Fe sin fanatismo, política sin idolatría
El peligro aparece cuando las fronteras se borran. Cuando la religión se convierte en herramienta electoral, o la política en un nuevo dogma. La historia abunda en episodios donde esta mezcla derivó en autoritarismo, intolerancia o guerras.
El equilibrio está en reconocer que el espíritu y el poder operan en planos distintos, aunque se toquen en sus consecuencias. El religioso que busca servir no necesita un escaño; necesita convicción y presencia.
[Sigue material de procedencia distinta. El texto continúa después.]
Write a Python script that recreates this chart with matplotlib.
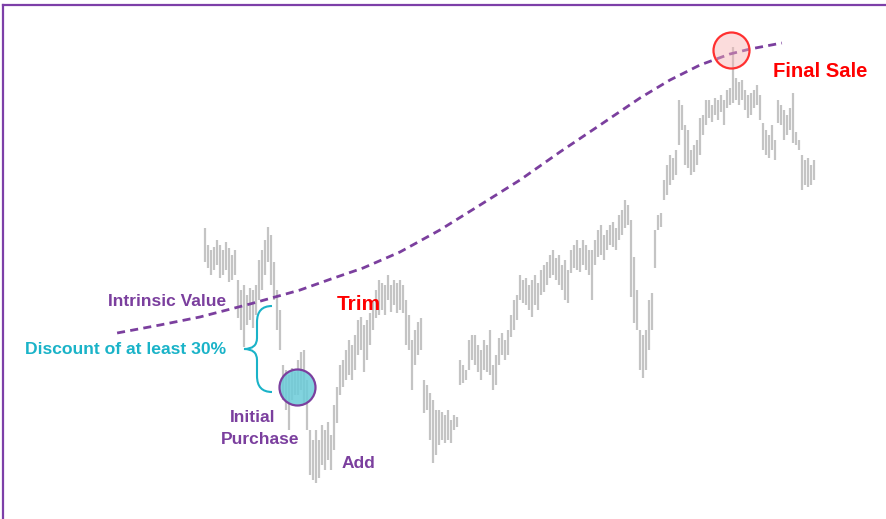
import numpy as np
import matplotlib
matplotlib.use("Agg")
import matplotlib.pyplot as plt
from matplotlib.path import Path
from matplotlib.patches import PathPatch
from matplotlib.lines import Line2D

plt.rcParams['font.family'] = ['Liberation Sans', 'DejaVu Sans']

# ---- price bars (high / low per bar) ----
highs = [291, 274, 269, 272, 279, 274, 269, 277, 271, 264, 269, 239, 229, 234, 224, 231, 229, 234, 259, 269,
         279, 292, 284, 257, 229, 209, 154, 149, 144, 151, 147, 159, 167, 169, 139, 89, 79, 89, 79, 94,
         89, 97, 84, 114, 132, 154, 159, 169, 179, 174, 184, 199, 202, 194, 199, 206, 219, 229, 239, 236,
         234, 244, 234, 239, 236, 239, 234, 219, 204, 179, 189, 197, 201, 139, 134, 126, 119, 109, 109, 107,
         104, 109, 99, 104, 102, 159, 154, 149, 179, 184, 184, 174, 169, 179, 174, 189, 154, 164, 181, 186,
         179, 189, 204, 219, 224, 244, 239, 241, 234, 239, 244, 236, 249, 254, 257, 264, 269, 261, 264, 254,
         259, 249, 269, 274, 279, 271, 279, 274, 269, 269, 279, 289, 294, 284, 289, 294, 297, 291, 304, 309,
         319, 314, 299, 262, 229, 189, 184, 189, 219, 226, 289, 304, 306, 339, 354, 364, 361, 369, 419, 414,
         394, 389, 369, 374, 379, 401, 404, 419, 419, 414, 421, 419, 424, 419, 429, 431, 472, 441, 437, 439,
         429, 424, 426, 429, 434, 424, 396, 389, 384, 394, 379, 419, 414, 409, 404, 411, 426, 387, 379, 364,
         359, 361, 354, 359]
lows = [257, 251, 244, 249, 254, 241, 244, 249, 237, 239, 244, 201, 189, 172, 194, 199, 191, 204, 219, 229,
        244, 257, 234, 219, 189, 169, 119, 109, 89, 119, 124, 124, 129, 116, 89, 44, 39, 36, 41, 54,
        49, 59, 49, 69, 96, 124, 132, 139, 144, 139, 149, 164, 169, 147, 159, 174, 189, 201, 204, 209,
        204, 219, 207, 214, 206, 209, 206, 174, 169, 129, 154, 164, 169, 106, 109, 79, 56, 64, 74, 79,
        76, 79, 76, 89, 92, 134, 136, 139, 149, 159, 154, 147, 139, 149, 147, 144, 129, 134, 154, 164,
        159, 164, 182, 189, 199, 219, 216, 214, 209, 202, 214, 209, 224, 227, 234, 241, 244, 239, 234, 229,
        219, 216, 246, 251, 249, 247, 254, 249, 244, 219, 254, 262, 264, 259, 269, 274, 272, 269, 279, 284,
        291, 294, 222, 196, 189, 149, 141, 149, 169, 189, 251, 289, 292, 319, 324, 334, 339, 344, 374, 389,
        354, 351, 344, 347, 354, 364, 384, 394, 401, 397, 404, 399, 407, 394, 411, 414, 416, 419, 414, 419,
        409, 401, 404, 411, 414, 399, 369, 364, 361, 369, 359, 396, 394, 379, 384, 389, 376, 374, 369, 329,
        334, 332, 334, 339]

# ---- intrinsic value curve (bar index, value) ----
iv_index = [-29.3, -15.0, -1.7, 15.0, 31.7, 42.0, 52.7, 65.0, 78.3, 91.7, 105.0, 118.3, 131.7, 145.0,
            155.0, 165.0, 175.0, 181.7, 192.3]
iv_values = [186, 194, 202, 215, 229, 240, 251, 267, 289, 314, 339, 367, 394, 421, 439, 454, 465, 470, 476]

# ---- event markers (bar index, value) ----
buy_point = (30.7, 132)
sell_point = (175.3, 469)

W, H = 887, 519
fig = plt.figure(figsize=(W / 100, H / 100), dpi=100)
ax = fig.add_axes([0, 0, 1, 1])
x0_px, step_px = 205, 3
ax.set_xlim(-x0_px / step_px, (W - x0_px) / step_px)
ax.set_ylim(0, H)
ax.axis('off')

idx = np.arange(len(highs))
ax.vlines(idx, lows, highs, color='#c4c4c4', lw=1.6, zorder=2)

purple = '#7B3F9E'
red = '#FF0000'
cyan = '#1AB3C8'

ax.plot(iv_index, iv_values, color='#7B3F9E', lw=2, dashes=(2.9, 1.9), zorder=3)

s_circ = (36 * 0.72) ** 2
ax.scatter([buy_point[0]], [buy_point[1]], s=s_circ, facecolor=(0.42, 0.80, 0.85, 0.85),
           edgecolor=purple, linewidth=1.6, zorder=4)
ax.scatter([sell_point[0]], [sell_point[1]], s=s_circ, facecolor=(0.97, 0.70, 0.70, 0.45),
           edgecolor='#FF3030', linewidth=1.6, zorder=4)


def P(x, y):
    return (x / W, 1 - y / H)


# brace
verts = [P(272, 306), P(257, 306), P(257, 322), P(257, 338), P(257, 349), P(244, 349),
         P(257, 349), P(257, 360), P(257, 376), P(257, 392), P(272, 392)]
codes = [Path.MOVETO, Path.CURVE3, Path.CURVE3, Path.LINETO, Path.CURVE3, Path.CURVE3,
         Path.CURVE3, Path.CURVE3, Path.LINETO, Path.CURVE3, Path.CURVE3]
fig.add_artist(PathPatch(Path(verts, codes), facecolor='none', edgecolor=cyan, lw=1.5,
                         transform=fig.transFigure))

# border
fig.add_artist(Line2D([3 / W, 1], [1 - 5 / H, 1 - 5 / H], color='#7D3FA8', lw=1.6,
                      transform=fig.transFigure))
fig.add_artist(Line2D([3 / W, 3 / W], [0, 1 - 5 / H], color='#7D3FA8', lw=1.6,
                      transform=fig.transFigure))


def T(x, y, s, color, size, ha='left'):
    fig.text(*P(x, y), s, color=color, fontsize=size, fontweight='bold', ha=ha, va='center')


T(108, 301, 'Intrinsic Value', purple, 12.5)
T(25, 349, 'Discount of at least 30%', cyan, 12.6)
T(337, 305, 'Trim', red, 15)
T(253, 417, 'Initial', purple, 12.5, ha='center')
T(260, 439, 'Purchase', purple, 12.5, ha='center')
T(342, 463, 'Add', purple, 12.5)
T(773, 72, 'Final Sale', red, 14.6)

fig.savefig('out.png', dpi=100)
Y el político que busca inspirar debería hacerlo no desde la fe, sino desde la ética.
Una sociedad que necesita principios, no mesías
En tiempos donde la desesperanza social crece y la confianza en las instituciones disminuye, es natural que las personas busquen en los líderes religiosos una referencia de integridad.
Pero la solución a los males públicos no radica en trasladar el púlpito al parlamento, sino en impregnar la vida pública de valores universales: empatía, justicia, responsabilidad, verdad.
El rol de la religión, en su sentido más noble, es recordar al ser humano que el poder debe estar al servicio del bien común, no del ego o de la ideología.
Más luz que poder
En esta diatriba integral —entre fe y política, espiritualidad y Estado— la respuesta no es absoluta. Lo que sí parece claro es que la verdadera grandeza del líder religioso no se mide por la ley que promulgue, sino por la conciencia que ilumine.
La política puede transformar estructuras; la fe, en cambio, puede transformar almas. Ambas son necesarias, pero deben caminar paralelas, no fundirse en una sola sombra.